Tori Dunlap wants to remind you: personal finance is personal. In order to achieve financial success, you have to do what’s best for your own situation — not someone else’s.
Dunlap gained a following blogging about her journey to save $100,000 by the time she turned 25. When she accomplished that goal three months after her 25th birthday, she quit her job and turned the blog into Her First $100K, a financial literacy brand that aims to help women fight financial inequality and take control of their money.
Most recently, Dunlap, now 28, published her first book, “Financial Feminist,” already a New York Times bestseller.
Along the way, she’s learned a few tips that can help anyone aiming for financial success, whether that means retiring early, starting a business or fulfilling another dream. Here are the three biggest lessons she says to learn before you can achieve financial freedom, whatever that means to you.
1. Getting good with money takes practice, and you might be on a learning curve
Good money management doesn’t come naturally to everyone. For many, it’s a skill they have to learn, often later in life.
“I think we come out of the womb expecting to be magically good at money, but we don’t expect ourselves to be magically good at anything else,” Dunlap tells CNBC Make It.
She considers herself lucky that her parents instilled good financial habits in her from a young age, but acknowledges that not everyone has the same foundation. And even if they do, without consistent effort it’s easy to fall out of practice and into financial turmoil.
You need to practice and get into the habit of learning about money before you can really master using it effectively, she says.
“Just like anything else that’s new, whether that’s playing the tuba or learning to speak Italian, you’re going to be bad at it. It’s not going to work out for you for a while,” Dunlap says. “That doesn’t mean you stop trying, it means you give yourself a lot of grace.”
2. Identifying your values makes all the difference
Before setting your specific money goals, you need to understand your personal values, regardless of what everyone else is doing.
“We really need to understand what our values are,” Dunlap says. “We have to get our brains on board to care about anything. And that’s not a willpower thing.”
Plenty of people aspire to goals like homeownership or early retirement, but if your values are more aligned with the flexibility renting offers or the joy your career brings, then those don’t need to be your goals.
“You need to attach a ‘why’ and your values behind your financial goals as opposed to just ‘I was told I should buy a house by my parents, maybe I should do that,'” Dunlap says. “If you don’t want to do that, don’t do it. That’s OK. You need to find things that actually reflect your values.”
3. Your emergency fund should always come first
Though most personal finance advice isn’t one-size-fits-all, Dunlap says the one piece everyone should listen to is to build an emergency fund before anything else. She recommends saving three to six months of living expenses in a high-yield savings account for whatever calamity life may throw at you.
“We should all, regardless of age or financial status, be working toward that emergency fund,” Dunlap says. “That is step one, even before you pay off any debt.”

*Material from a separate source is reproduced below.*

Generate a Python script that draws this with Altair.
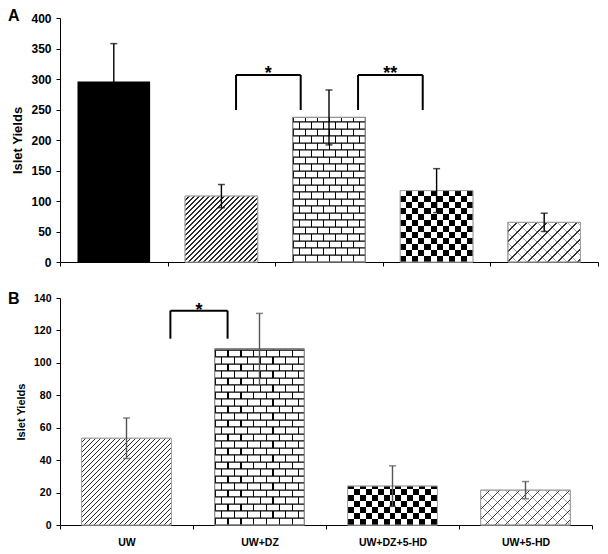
import math
import altair as alt
import pandas as pd

FONT = "Liberation Sans"
BAND = 0.675

# ---------------- data ----------------
cats_A = ["Control", "UW", "UW+DZ", "UW+DZ+5-HD", "UW+5-HD"]
vals_A = [296, 108, 237, 117, 65]
errs_A = [62, 19, 45, 36, 15]
pats_A = ["solid", "diag", "brick", "checker", "diagbrick"]

cats_B = ["UW", "UW+DZ", "UW+DZ+5-HD", "UW+5-HD"]
vals_B = [53.5, 108.5, 24, 21.5]
errs_B = [12.5, 22, 12.5, 5.3]
pats_B = ["diag", "brick", "checker", "diagbrick"]

# significance brackets
brA_left = ["UW", "UW+DZ"]
brA_left_pos = [0.636, 0.77]
brA_right = ["UW+DZ", "UW+DZ+5-HD"]
brA_right_pos = [0.237, 0.371]
brA_top = [306.6, 306.6]
brA_bottom = [249.2, 249.2]
brA_label = ["*", "**"]
brA_label_cat = ["UW", "UW+DZ+5-HD"]
brA_label_pos = [0.935, 0.07]
brA_label_y = [300, 300]

brB_left = ["UW"]
brB_left_pos = [0.83]
brB_right = ["UW+DZ"]
brB_right_pos = [0.26]
brB_top = [132.2]
brB_bottom = [114.9]
brB_label = ["*"]
brB_label_cat = ["UW+DZ"]
brB_label_pos = [0.045]
brB_label_y = [129.2]


# ---------------- pattern helpers ----------------
def seg_stops(segments, line, bg):
    stops = [{"offset": 0, "color": bg}]
    for a, b in segments:
        a = round(min(max(a, 0), 1), 6)
        b = round(min(max(b, 0), 1), 6)
        if b <= a:
            continue
        stops += [{"offset": a, "color": bg}, {"offset": a, "color": line},
                  {"offset": b, "color": line}, {"offset": b, "color": bg}]
    stops.append({"offset": 1, "color": bg})
    return stops


def diag_grad(w, h, period, line_px, line, bg, direction="/"):
    # 45-degree stripes, exact pixel period measured along x
    L = w + h
    s = L * w / (w * w + h * h)
    segs = []
    k = 0
    while k * period < L:
        a = (k * period + period - line_px) / L
        b = ((k + 1) * period) / L
        segs.append((a, b))
        k += 1
    stops = seg_stops(segs, line, bg)
    if direction == "/":
        x1, y1, x2, y2 = 0, 0, s, s * h / w
    else:
        x1, y1, x2, y2 = 0, 1, s, 1 - s * h / w
    return {"gradient": "linear", "x1": round(x1, 6), "y1": round(y1, 6),
            "x2": round(x2, 6), "y2": round(y2, 6), "stops": stops}


def hgrad(stops):
    return {"gradient": "linear", "x1": 0, "y1": 0, "x2": 1, "y2": 0, "stops": stops}


# ---------------- panel builder ----------------
def panel(cats, vals, errs, pats, W, H, ymax, ystep, letter, letter_dy,
          show_labels, label_fs, title_fs, title_pad, err_color,
          bl, blp, br, brp, btop, bbot, blab, blabc, blabp, blaby):
    df = pd.DataFrame({"cat": cats, "value": vals, "err": errs, "pat": pats})
    df["lo"] = df["value"] - df["err"]
    df["hi"] = df["value"] + df["err"]
    step = W / len(cats)
    bw = BAND * step
    ppu = H / ymax

    xscale = alt.Scale(domain=cats, paddingInner=0, paddingOuter=0)
    xaxis = alt.Axis(labels=show_labels, labelFontSize=label_fs, labelFontWeight="bold",
                     labelAngle=0, labelPadding=8, tickSize=4, tickBand="extent",
                     domainColor="black", tickColor="black", labelColor="black",
                     grid=False, title=None, labelFont=FONT)
    yscale = alt.Scale(domain=[0, ymax], nice=False)
    yaxis = alt.Axis(values=list(range(0, ymax + 1, ystep)), title="Islet Yields",
                     titleFontSize=title_fs, titleFontWeight="bold", titleFont=FONT,
                     labelFontSize=label_fs, labelFontWeight="bold", labelFont=FONT,
                     tickSize=4, labelPadding=5, titlePadding=title_pad, grid=False,
                     domainColor="black", tickColor="black", labelColor="black",
                     titleColor="black")

    def X(field="cat", bp=None):
        if bp is None:
            return alt.X(field, type="nominal", scale=xscale, axis=xaxis, title=None)
        return alt.X(field, type="nominal", scale=xscale, axis=xaxis, title=None,
                     bandPosition=bp)

    def Y(field):
        return alt.Y(field, type="quantitative", scale=yscale, axis=yaxis,
                     title="Islet Yields")

    base = alt.Chart(df)
    layers = []
    layers.append(base.transform_filter(alt.datum.pat == "solid")
                  .mark_bar(width={"band": BAND}, color="black")
                  .encode(x=X(), y=Y("value")))
    layers.append(base.transform_filter(alt.datum.pat != "solid")
                  .mark_bar(width={"band": BAND}, fill="white", stroke="#a0a0a0",
                            strokeWidth=1)
                  .encode(x=X(), y=Y("value")))

    clear = "rgba(255,255,255,0)"
    for c, v, p in zip(cats, vals, pats):
        sub = base.transform_filter(alt.datum.cat == c)
        h = v * ppu
        if p == "diag":
            g = diag_grad(bw, h, 5.0, 1.5, "#2a2a2a", "white", "/")
            layers.append(sub.mark_bar(width={"band": BAND}, color=g)
                          .encode(x=X(), y=Y("value")))
        elif p == "diagbrick":
            g1 = diag_grad(bw, h, 10.0, 1.5, "#333333", clear, "/")
            g2 = diag_grad(bw, h, 10.0, 1.0, "#a5a5a5", clear, "\\")
            layers.append(sub.mark_bar(width={"band": BAND}, color=g2)
                          .encode(x=X(), y=Y("value")))
            layers.append(sub.mark_bar(width={"band": BAND}, color=g1)
                          .encode(x=X(), y=Y("value")))
        elif p in ("brick", "checker"):
            if p == "brick":
                rh = 7.0 / ppu
                M = max(1, round(bw / 12.0))
                f = 0.1
                even = seg_stops([(j / M, (j + f) / M) for j in range(M)], "black", "white")
                odd = seg_stops([((j + 0.5) / M, (j + 0.5 + f) / M) for j in range(M)],
                                "black", "white")
                stroke_kw = dict(stroke="black", strokeWidth=1)
            else:
                rh = 6.0 / ppu
                Q = max(2, round(bw / 6.0))
                even = seg_stops([(j / Q, (j + 1) / Q) for j in range(0, Q, 2)], "black", "white")
                odd = seg_stops([(j / Q, (j + 1) / Q) for j in range(1, Q, 2)], "black", "white")
                stroke_kw = dict(strokeWidth=0)
            rows = (sub.transform_calculate(k=f"sequence(0, datum.value, {rh:.5f})")
                    .transform_flatten(["k"])
                    .transform_calculate(k2=f"min(datum.k + {rh:.5f}, datum.value)",
                                         par=f"round(datum.k / {rh:.5f}) % 2"))
            for par, g in ((0, even), (1, odd)):
                layers.append(rows.transform_filter(alt.datum.par == par)
                              .mark_bar(width={"band": BAND}, color=hgrad(g), **stroke_kw)
                              .encode(x=X(), y=Y("k"), y2=alt.Y2("k2")))

    # outline on top of patterned bars
    layers.append(base.transform_filter(alt.datum.pat != "solid")
                  .mark_bar(width={"band": BAND}, fillOpacity=0, stroke="#a0a0a0",
                            strokeWidth=1)
                  .encode(x=X(), y=Y("value")))

    # error bars
    layers.append(base.mark_rule(color=err_color, strokeWidth=1.4)
                  .encode(x=X(), y=Y("lo"), y2=alt.Y2("hi")))
    for f in ("hi", "lo"):
        layers.append(base.mark_tick(color=err_color, thickness=1.5, size=7)
                      .encode(x=X(), y=Y(f)))

    # significance brackets
    for i in range(len(bl)):
        bdf = pd.DataFrame({"c1": [bl[i]], "c2": [br[i]], "top": [btop[i]],
                            "bot": [bbot[i]], "lab": [blab[i]], "lc": [blabc[i]],
                            "ly": [blaby[i]]})
        bc = alt.Chart(bdf)
        layers.append(bc.mark_rule(color="black", strokeWidth=2)
                      .encode(x=X("c1", blp[i]),
                              x2=alt.X2("c2", bandPosition=brp[i]),
                              y=Y("top")))
        layers.append(bc.mark_rule(color="black", strokeWidth=2)
                      .encode(x=X("c1", blp[i]), y=Y("bot"), y2=alt.Y2("top")))
        layers.append(bc.mark_rule(color="black", strokeWidth=2)
                      .encode(x=X("c2", brp[i]), y=Y("bot"), y2=alt.Y2("top")))
        layers.append(bc.mark_text(fontSize=18, fontWeight="bold", font=FONT,
                                   baseline="alphabetic", align="center", color="black")
                      .encode(x=X("lc", blabp[i]), y=Y("ly"), text="lab:N"))

    # panel letter
    layers.append(alt.Chart(pd.DataFrame({"t": [letter]}))
                  .mark_text(align="left", baseline="alphabetic", fontSize=16,
                             fontWeight="bold", font=FONT, color="black")
                  .encode(text="t:N", x=alt.value(-52), y=alt.value(letter_dy)))

    return alt.layer(*layers).properties(width=W, height=H)


pA = panel(cats_A, vals_A, errs_A, pats_A, 538, 244, 400, 50, "A", 3,
           False, 12, 13, 6, "black",
           brA_left, brA_left_pos, brA_right, brA_right_pos, brA_top, brA_bottom,
           brA_label, brA_label_cat, brA_label_pos, brA_label_y)
pB = panel(cats_B, vals_B, errs_B, pats_B, 532, 227, 140, 20, "B", 5.7,
           True, 10.5, 11, 7, "#555555",
           brB_left, brB_left_pos, brB_right, brB_right_pos, brB_top, brB_bottom,
           brB_label, brB_label_cat, brB_label_pos, brB_label_y)

chart = (alt.vconcat(pA, pB, spacing=22)
         .properties(padding={"left": 0, "top": 0, "right": 0, "bottom": 0})
         .configure_view(stroke=None)
         .configure_text(font=FONT))

chart.save("out.html", embed_options={"renderer": "svg", "actions": False})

Hopefully you won’t need to touch the money, but having a cushion can prevent further financial chaos and stress when life throws something unexpected your way.
“[Your emergency fund’s] job is just to sit there in case you need it for a job loss, your dog gets sick, you get sick, your car gets a flat tire, whatever that looks like,” Dunlap says.
Once you lay that groundwork, you’re one step closer to building the financial future of your dreams.